The Hendrick engine program after Dorton
The Hendrick Engine Program after Dorton By: Bill King The late Randy Dorton remains the architect of horsepower at Hendrick Motorsports, and this impression will continue for years to come because of the organization he had molded. One of Rick ...
The Hendrick Engine Program after Dorton
By: Bill King
The late Randy Dorton remains the architect of horsepower at Hendrick Motorsports, and this impression will continue for years to come because of the organization he had molded. One of Rick Hendrick's 20-year men, Dorton built the organization's engine program to the 90-person operation it is today.
Dorton's top lieutenants -- director of engine assembly Jeff Andrews and director of engine engineering Jim Wall -- are now dual pointmen for the Hendrick Engines.
Hendrick introduced Wall to the Media Tour Thursday by saying that when he talks to Wall he needs two people in the room to interpret. "Jim came over to my house 10 or 12 years ago when I had the flu," Hendrick related. "He said that if I'd buy him one of machines that does hip replacements he'd guarantee me he'd be able to duplicate cylinder heads and we'd pick up 30 to 40 horsepower.
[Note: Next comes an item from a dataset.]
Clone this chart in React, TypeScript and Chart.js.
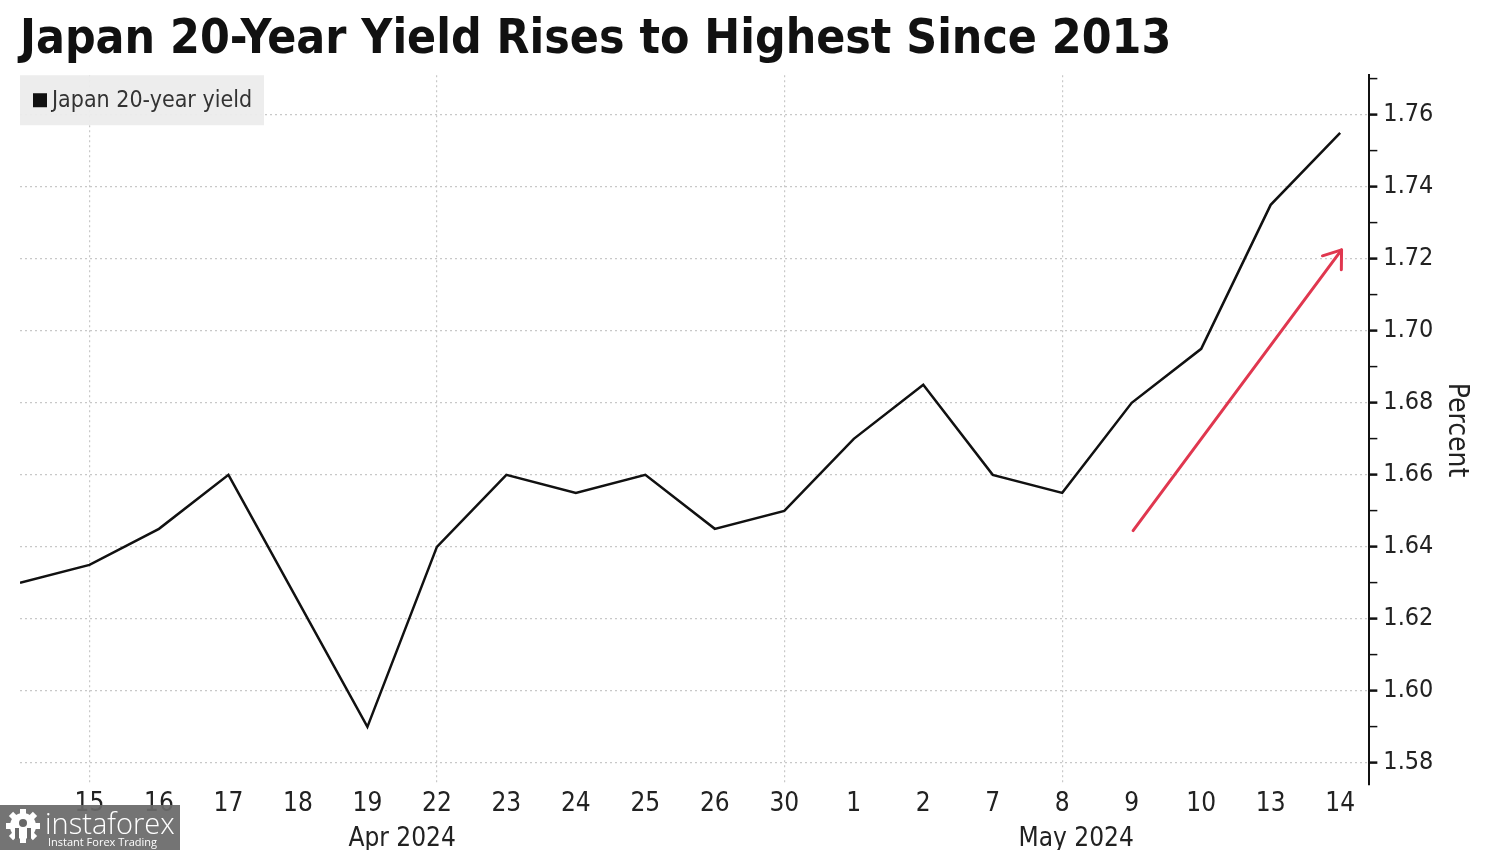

"So I asked him how much one of those machines costs and he says a million dollars." Hendrick bought the machine for Wall, now a 19-year employee. Hendrick said that among the nine racecars the team tested at Daytona earlier this month, there was a two-horsepower spread from the stoutest to the softest.
Hendrick then introduced Andrews, who came to the team 13 years ago, by pointing out that Andrews had built the engine Rick Mears drove to his fourth Indy 500 win in 1991. "He runs the engine shop," said Hendrick, which includes long-range strategic planning, one of Dorton's many fortes.
"Nothing has changed," said Hendrick. "The same people that were in charge are still in charge."
If you can leave and the beat goes on, that's the best compliment a manager can wish for. Randy Dorton's engine shop is running just as he left it.